Legislative Update
Warner weekly wrap up: It’s still about the economy
With the media’s focus on the actions of (and the reaction to) the Trump administration’s first weeks in office, Sen. Warner continues his deep-dive on ways to get the U.S. economy working better for more people.
For more than two years, Sen. Warner has been leading a national discussion on the future of work. He has been Washington’s leading advocate of experimenting with portable benefits for the increasing number of American workers who are not attached to full-time work and find themselves – either by necessity or choice – performing contingent, on-demand work. Sen. Warner also has been outspoken on the need to boost worker training opportunities, and he’s been critical of corporate America’s recent preoccupation with short-term profits versus longer-term investments in the workforce.
This Future of Work project, based out of the nonpartisan Aspen Institute, is co-chaired by Sen. Warner and former Indiana GOP Gov. Mitch Daniels. The two recently partnered on a joint op-ed for TIME:
“We must make benefits and protections more portable, so Americans can count on economic security in changing times as they inevitably move from job to job.
We need to reward work by giving everyone a stake in their company’s success. We propose greater ownership and profit-sharing opportunities to give workers a greater stake in the companies to which they devote their labor.

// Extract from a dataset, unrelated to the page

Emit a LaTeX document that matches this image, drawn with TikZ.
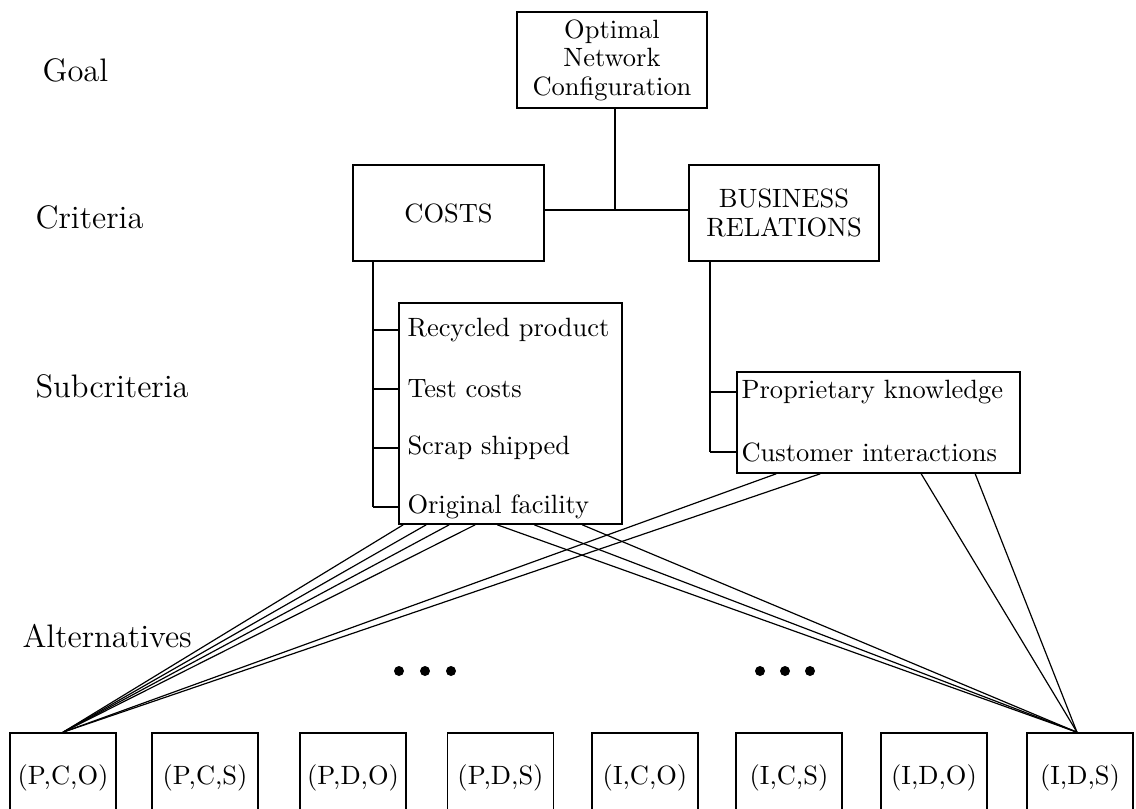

We need to reward investment in the workforce so Americans gain the skills to compete and get ahead. We propose tax policies to give companies a greater stake in training, retraining and relocating the workers in which they invest.”

Gov. Daniels and Sen. Warner
The business magazine FAST COMPANY finds a lot it likes in the Warner/Daniels proposals:
“Instead of regulations, the bipartisan report calls for less obtrusive reforms that change business incentives, improve the quality of public information about work, reengineer corporate governance, and empower workers.”
If you’re interested in the hundred-and-one ways technology will continue to impact the American workforce and the U.S. economy, think about this: at a time when R&D into driverless vehicles is hurtling forward at breakneck speed, one of the top jobs for men involves driving. David McCabe at AXIOS wrote a great piece about the potential ramifications of that earlier this week.
NEXT WEEK
On Monday, Sen. Warner will keynote a meeting of members of the National Association of Counties, and will urge the 2,000+ local elected officials to embrace experimentation and innovation around portable benefits models for contingent workers.
On Tuesday, Sen. Warner will co-chair the Senate Intelligence Committee’s confirmation hearing for former Indiana Sen. Dan Coats’ nomination to serve as Director of National Intelligence.
Tuesday night, President Trump delivers his first address to a joint session of Congress. Sen. Warner has invited as his guest the Rev. Keary Kincannon, who ministers to the homeless and others at Alexandria’s Rising Hope Mission Church – the site of a controversial recent ICE roundup of undocumented immigrants as they left the church’s overnight shelter program.